- What to work on: Transcribe only the part of the material below that begins at the line containing "Convert this diagram to TikZ code." and ends at the line containing "(0,0) rectangle (3272,656);", with both kept and images left out.

※ ※ ※

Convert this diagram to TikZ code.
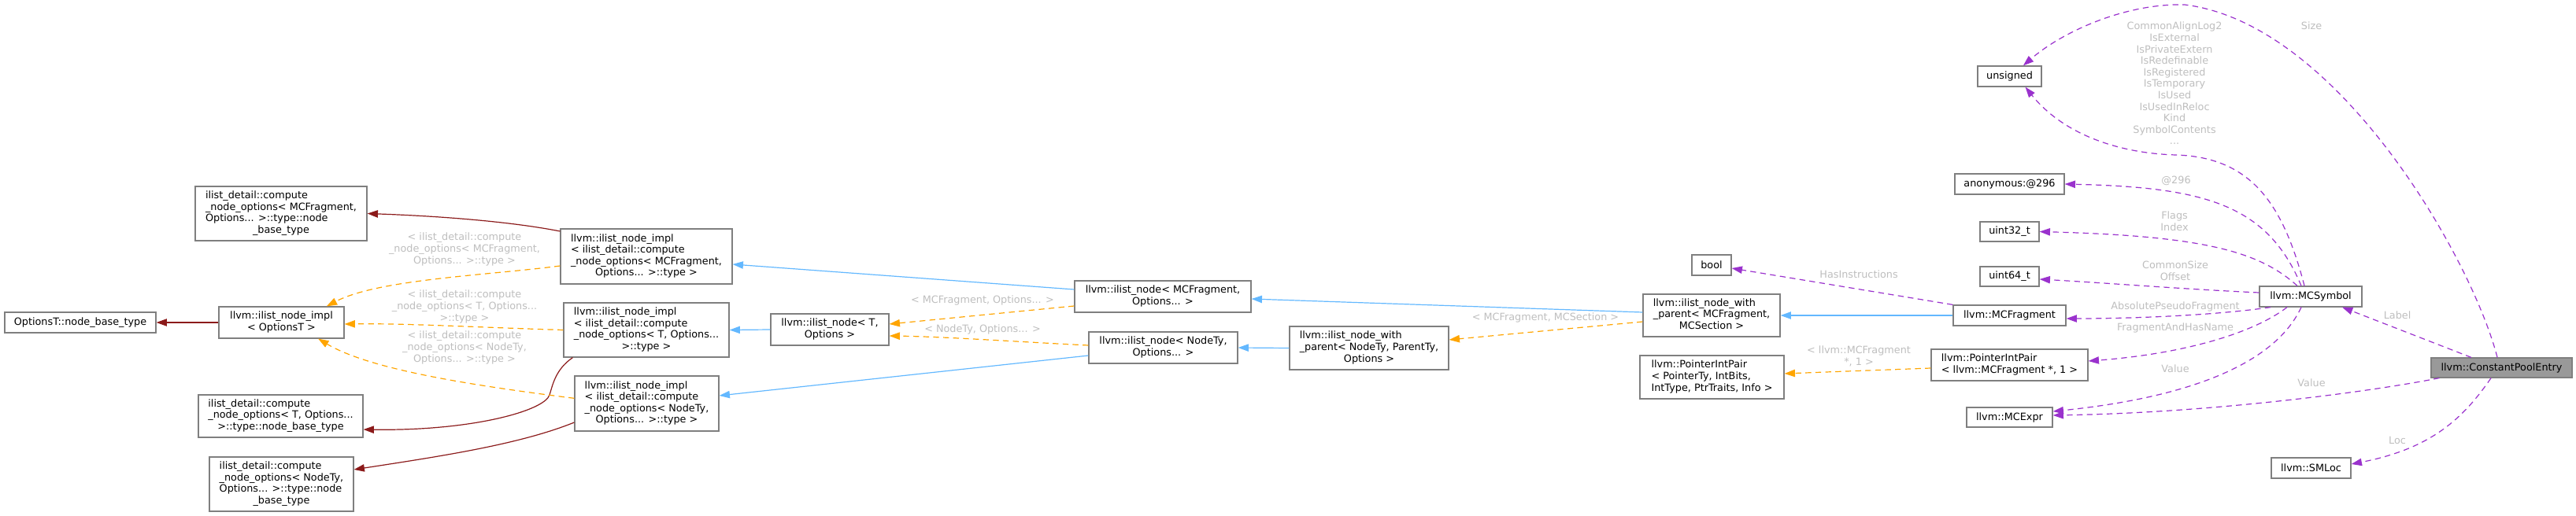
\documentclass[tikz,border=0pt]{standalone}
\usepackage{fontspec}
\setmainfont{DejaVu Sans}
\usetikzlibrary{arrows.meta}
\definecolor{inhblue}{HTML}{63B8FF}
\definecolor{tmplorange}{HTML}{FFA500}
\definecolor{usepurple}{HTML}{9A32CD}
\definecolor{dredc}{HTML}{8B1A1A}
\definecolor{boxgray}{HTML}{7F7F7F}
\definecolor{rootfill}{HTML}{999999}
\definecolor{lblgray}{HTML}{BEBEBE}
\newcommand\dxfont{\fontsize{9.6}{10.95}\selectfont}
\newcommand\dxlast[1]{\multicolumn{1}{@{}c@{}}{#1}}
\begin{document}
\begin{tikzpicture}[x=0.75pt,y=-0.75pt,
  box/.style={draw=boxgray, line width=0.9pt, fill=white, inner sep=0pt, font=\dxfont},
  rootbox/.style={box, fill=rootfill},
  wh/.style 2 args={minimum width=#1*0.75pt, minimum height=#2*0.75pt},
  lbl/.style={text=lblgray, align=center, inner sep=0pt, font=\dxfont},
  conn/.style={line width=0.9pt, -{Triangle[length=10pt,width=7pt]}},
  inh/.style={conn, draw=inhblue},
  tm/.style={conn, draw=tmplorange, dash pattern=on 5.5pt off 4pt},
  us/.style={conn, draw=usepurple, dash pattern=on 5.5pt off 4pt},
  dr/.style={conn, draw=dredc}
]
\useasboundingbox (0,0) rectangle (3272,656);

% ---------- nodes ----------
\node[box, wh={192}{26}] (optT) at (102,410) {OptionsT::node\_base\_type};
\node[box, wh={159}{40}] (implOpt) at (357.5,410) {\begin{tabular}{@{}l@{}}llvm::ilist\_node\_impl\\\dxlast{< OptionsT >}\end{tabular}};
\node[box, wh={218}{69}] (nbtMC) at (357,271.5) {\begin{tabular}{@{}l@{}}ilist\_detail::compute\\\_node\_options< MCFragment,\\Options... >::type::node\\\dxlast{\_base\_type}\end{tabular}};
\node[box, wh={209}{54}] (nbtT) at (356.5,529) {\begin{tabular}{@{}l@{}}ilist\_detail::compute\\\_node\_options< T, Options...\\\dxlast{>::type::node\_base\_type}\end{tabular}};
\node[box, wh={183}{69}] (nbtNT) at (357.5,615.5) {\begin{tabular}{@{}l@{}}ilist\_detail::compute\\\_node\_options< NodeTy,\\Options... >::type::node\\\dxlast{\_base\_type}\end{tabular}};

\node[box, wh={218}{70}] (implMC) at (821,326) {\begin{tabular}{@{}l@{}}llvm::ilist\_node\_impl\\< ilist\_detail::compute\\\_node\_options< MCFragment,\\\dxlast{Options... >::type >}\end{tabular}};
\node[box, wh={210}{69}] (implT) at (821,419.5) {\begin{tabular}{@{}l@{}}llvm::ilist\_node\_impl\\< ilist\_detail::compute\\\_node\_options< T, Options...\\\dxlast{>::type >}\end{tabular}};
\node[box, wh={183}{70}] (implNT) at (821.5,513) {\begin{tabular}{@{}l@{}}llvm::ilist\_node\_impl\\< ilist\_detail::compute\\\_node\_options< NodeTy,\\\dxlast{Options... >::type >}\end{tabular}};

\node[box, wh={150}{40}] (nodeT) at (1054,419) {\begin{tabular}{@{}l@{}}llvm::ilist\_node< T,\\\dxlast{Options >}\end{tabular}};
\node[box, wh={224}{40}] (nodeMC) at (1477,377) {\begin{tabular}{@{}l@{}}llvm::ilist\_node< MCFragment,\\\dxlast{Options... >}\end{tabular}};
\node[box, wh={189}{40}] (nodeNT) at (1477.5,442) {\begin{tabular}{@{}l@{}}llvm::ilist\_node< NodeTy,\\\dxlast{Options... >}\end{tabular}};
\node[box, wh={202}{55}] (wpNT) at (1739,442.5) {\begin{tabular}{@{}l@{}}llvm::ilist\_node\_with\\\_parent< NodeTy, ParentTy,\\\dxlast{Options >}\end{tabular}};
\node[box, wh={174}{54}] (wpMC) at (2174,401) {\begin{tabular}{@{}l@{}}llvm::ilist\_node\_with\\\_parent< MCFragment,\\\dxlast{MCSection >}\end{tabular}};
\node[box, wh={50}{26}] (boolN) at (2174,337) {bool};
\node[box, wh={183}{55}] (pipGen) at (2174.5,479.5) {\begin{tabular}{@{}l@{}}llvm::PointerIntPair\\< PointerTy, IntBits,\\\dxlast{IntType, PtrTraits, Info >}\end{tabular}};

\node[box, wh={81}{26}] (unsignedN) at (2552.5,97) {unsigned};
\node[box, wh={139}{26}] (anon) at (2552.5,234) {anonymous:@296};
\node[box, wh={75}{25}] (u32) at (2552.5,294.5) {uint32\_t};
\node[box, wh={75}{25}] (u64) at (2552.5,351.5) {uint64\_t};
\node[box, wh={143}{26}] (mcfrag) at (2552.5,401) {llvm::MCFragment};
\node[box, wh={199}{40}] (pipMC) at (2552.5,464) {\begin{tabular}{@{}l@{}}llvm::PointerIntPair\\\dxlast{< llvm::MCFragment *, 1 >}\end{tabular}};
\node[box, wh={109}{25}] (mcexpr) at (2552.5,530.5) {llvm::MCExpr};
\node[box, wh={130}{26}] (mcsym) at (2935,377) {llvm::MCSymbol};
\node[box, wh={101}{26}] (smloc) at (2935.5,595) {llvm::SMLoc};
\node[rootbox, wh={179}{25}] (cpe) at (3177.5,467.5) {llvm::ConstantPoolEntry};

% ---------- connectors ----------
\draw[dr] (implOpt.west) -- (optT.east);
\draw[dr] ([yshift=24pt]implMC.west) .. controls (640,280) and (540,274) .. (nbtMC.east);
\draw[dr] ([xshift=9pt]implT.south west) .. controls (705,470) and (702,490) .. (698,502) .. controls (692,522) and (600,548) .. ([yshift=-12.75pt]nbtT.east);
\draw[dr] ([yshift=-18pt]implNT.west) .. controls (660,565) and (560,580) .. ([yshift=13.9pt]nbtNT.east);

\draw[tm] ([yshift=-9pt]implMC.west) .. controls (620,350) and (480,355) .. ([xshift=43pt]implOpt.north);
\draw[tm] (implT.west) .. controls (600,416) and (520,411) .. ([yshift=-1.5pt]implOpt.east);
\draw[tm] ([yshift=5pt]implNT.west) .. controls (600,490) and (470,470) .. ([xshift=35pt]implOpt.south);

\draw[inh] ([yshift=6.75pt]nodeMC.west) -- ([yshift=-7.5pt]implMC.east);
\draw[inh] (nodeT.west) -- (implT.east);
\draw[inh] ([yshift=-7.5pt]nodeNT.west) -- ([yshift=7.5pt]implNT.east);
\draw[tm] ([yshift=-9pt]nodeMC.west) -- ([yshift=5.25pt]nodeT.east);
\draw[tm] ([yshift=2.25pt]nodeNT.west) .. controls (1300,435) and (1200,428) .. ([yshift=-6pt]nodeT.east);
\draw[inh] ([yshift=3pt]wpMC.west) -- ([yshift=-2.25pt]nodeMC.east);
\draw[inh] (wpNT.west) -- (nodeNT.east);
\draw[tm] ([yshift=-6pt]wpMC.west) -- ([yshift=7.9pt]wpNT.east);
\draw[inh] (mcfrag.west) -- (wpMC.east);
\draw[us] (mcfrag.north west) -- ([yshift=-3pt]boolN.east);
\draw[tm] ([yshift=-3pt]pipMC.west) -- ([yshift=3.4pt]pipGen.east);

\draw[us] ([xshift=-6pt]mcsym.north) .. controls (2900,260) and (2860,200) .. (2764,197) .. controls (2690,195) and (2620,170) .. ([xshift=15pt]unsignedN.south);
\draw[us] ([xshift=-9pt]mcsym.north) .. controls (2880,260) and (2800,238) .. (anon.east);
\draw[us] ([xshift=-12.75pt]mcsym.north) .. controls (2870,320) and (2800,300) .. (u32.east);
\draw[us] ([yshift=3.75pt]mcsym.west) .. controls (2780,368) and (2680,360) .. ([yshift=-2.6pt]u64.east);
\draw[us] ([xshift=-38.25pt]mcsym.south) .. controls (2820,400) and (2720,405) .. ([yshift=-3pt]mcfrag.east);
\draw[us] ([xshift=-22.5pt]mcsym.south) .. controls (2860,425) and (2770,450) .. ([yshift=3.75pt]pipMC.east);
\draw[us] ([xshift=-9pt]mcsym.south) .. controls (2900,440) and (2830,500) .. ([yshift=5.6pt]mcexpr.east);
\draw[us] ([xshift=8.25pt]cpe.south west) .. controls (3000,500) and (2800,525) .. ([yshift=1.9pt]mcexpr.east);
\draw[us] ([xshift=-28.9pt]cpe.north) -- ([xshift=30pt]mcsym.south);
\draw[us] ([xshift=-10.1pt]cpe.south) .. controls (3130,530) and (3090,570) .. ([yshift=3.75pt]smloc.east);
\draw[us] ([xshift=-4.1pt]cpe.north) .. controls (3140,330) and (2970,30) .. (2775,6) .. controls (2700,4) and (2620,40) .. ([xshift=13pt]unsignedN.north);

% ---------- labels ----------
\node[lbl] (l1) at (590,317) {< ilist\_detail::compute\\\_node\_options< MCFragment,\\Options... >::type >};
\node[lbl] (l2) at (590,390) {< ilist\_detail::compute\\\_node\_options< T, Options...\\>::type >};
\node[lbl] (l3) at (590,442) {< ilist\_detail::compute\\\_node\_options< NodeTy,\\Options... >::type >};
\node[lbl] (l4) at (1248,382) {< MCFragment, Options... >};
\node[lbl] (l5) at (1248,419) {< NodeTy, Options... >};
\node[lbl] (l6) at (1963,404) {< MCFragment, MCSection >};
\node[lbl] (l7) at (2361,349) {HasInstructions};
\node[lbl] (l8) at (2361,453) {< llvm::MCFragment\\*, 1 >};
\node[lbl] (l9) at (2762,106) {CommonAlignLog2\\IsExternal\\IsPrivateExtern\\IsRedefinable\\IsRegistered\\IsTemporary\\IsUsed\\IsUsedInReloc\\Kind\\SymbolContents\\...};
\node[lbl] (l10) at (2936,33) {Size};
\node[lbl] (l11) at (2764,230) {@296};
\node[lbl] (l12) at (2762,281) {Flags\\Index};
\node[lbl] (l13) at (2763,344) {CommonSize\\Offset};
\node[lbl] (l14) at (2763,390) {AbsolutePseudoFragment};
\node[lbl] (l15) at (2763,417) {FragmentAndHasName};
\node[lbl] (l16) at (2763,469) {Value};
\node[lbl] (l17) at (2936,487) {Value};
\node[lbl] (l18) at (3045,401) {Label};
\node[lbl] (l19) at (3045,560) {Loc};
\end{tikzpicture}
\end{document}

※ ※ ※

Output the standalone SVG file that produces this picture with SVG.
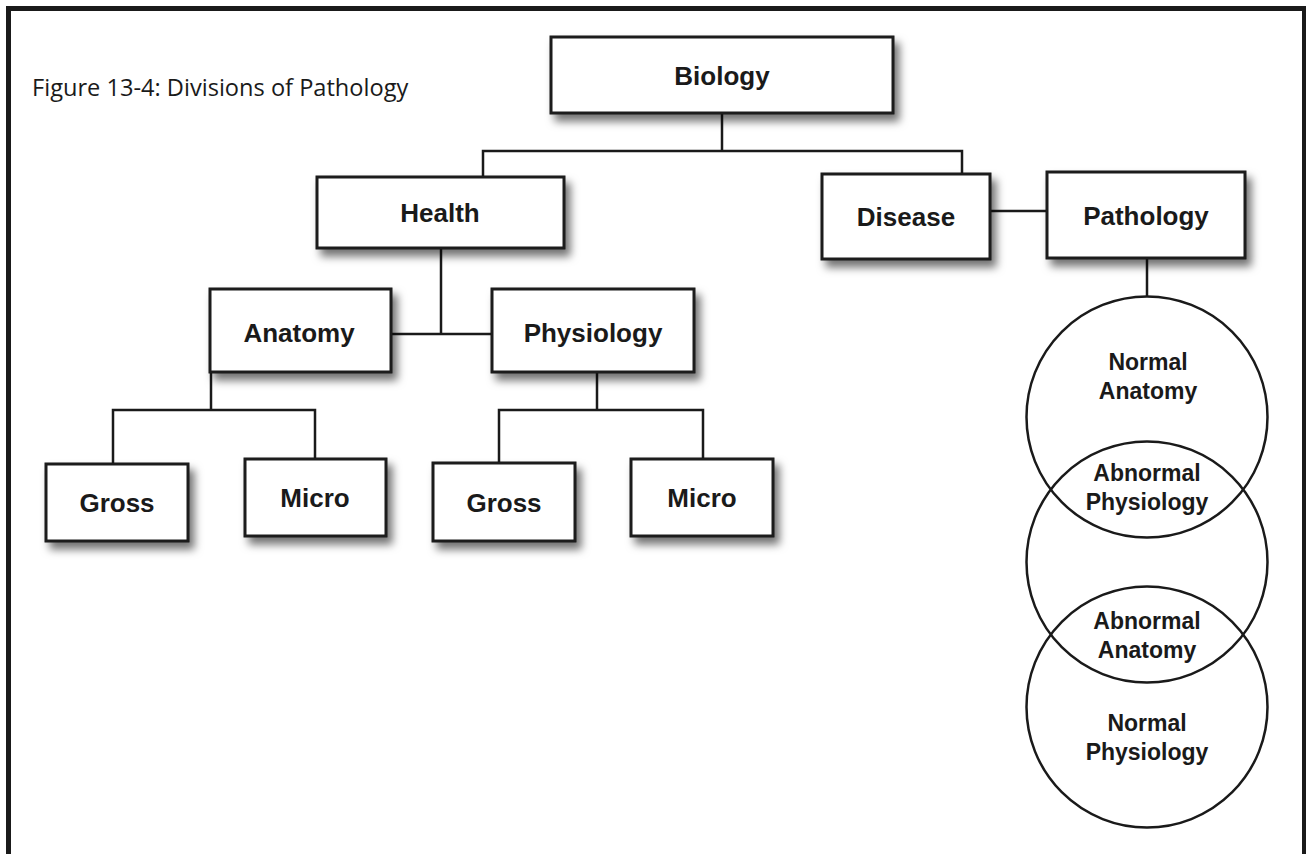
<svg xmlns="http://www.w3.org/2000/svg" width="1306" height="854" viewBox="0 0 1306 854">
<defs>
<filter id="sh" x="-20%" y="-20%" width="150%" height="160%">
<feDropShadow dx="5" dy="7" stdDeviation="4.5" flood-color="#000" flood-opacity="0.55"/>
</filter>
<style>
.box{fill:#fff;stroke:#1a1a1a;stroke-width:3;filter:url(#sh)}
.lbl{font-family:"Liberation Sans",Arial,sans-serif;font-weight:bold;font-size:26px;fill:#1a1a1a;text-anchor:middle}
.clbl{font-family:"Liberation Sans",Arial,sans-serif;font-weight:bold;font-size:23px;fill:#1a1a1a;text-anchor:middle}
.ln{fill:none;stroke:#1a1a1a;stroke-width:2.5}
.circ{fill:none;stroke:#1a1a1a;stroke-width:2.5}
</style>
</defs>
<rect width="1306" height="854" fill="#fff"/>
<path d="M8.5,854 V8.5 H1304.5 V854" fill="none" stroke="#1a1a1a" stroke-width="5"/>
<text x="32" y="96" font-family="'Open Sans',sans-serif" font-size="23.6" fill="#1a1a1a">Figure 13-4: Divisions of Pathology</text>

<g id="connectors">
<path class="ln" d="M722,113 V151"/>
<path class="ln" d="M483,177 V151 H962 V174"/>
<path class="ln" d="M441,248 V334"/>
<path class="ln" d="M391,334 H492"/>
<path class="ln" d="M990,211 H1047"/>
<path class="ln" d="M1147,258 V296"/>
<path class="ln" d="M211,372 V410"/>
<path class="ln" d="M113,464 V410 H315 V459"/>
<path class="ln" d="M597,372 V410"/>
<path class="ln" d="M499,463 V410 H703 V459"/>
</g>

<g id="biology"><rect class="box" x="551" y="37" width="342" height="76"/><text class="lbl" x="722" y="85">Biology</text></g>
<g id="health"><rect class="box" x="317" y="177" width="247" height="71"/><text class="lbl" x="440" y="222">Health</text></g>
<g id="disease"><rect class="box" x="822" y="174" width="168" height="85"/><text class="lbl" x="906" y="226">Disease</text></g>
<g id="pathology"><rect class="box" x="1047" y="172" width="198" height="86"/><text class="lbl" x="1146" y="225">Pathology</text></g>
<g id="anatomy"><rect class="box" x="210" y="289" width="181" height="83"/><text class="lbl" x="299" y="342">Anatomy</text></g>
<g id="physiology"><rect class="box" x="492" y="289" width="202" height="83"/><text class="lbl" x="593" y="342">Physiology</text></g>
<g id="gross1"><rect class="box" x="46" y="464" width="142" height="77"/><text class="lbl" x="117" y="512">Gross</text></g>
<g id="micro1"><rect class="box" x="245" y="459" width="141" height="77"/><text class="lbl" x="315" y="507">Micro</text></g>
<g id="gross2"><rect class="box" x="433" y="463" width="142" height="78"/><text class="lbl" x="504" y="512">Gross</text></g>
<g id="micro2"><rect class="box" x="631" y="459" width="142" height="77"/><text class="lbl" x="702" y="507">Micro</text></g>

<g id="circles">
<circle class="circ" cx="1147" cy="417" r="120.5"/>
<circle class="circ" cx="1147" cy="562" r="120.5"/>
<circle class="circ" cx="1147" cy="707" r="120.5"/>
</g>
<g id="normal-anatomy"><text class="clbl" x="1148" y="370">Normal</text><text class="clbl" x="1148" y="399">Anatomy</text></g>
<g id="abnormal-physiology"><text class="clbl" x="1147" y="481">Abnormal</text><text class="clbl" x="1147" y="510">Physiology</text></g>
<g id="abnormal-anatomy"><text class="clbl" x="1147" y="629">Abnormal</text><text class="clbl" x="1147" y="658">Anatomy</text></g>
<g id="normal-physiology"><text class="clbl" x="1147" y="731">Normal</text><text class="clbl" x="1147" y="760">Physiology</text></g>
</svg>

※ ※ ※

- Exercise output:
Convert this diagram to TikZ code.
\documentclass[tikz,border=0pt]{standalone}
\usepackage{fontspec}
\setmainfont{DejaVu Sans}
\usetikzlibrary{arrows.meta}
\definecolor{inhblue}{HTML}{63B8FF}
\definecolor{tmplorange}{HTML}{FFA500}
\definecolor{usepurple}{HTML}{9A32CD}
\definecolor{dredc}{HTML}{8B1A1A}
\definecolor{boxgray}{HTML}{7F7F7F}
\definecolor{rootfill}{HTML}{999999}
\definecolor{lblgray}{HTML}{BEBEBE}
\newcommand\dxfont{\fontsize{9.6}{10.95}\selectfont}
\newcommand\dxlast[1]{\multicolumn{1}{@{}c@{}}{#1}}
\begin{document}
\begin{tikzpicture}[x=0.75pt,y=-0.75pt,
  box/.style={draw=boxgray, line width=0.9pt, fill=white, inner sep=0pt, font=\dxfont},
  rootbox/.style={box, fill=rootfill},
  wh/.style 2 args={minimum width=#1*0.75pt, minimum height=#2*0.75pt},
  lbl/.style={text=lblgray, align=center, inner sep=0pt, font=\dxfont},
  conn/.style={line width=0.9pt, -{Triangle[length=10pt,width=7pt]}},
  inh/.style={conn, draw=inhblue},
  tm/.style={conn, draw=tmplorange, dash pattern=on 5.5pt off 4pt},
  us/.style={conn, draw=usepurple, dash pattern=on 5.5pt off 4pt},
  dr/.style={conn, draw=dredc}
]
\useasboundingbox (0,0) rectangle (3272,656);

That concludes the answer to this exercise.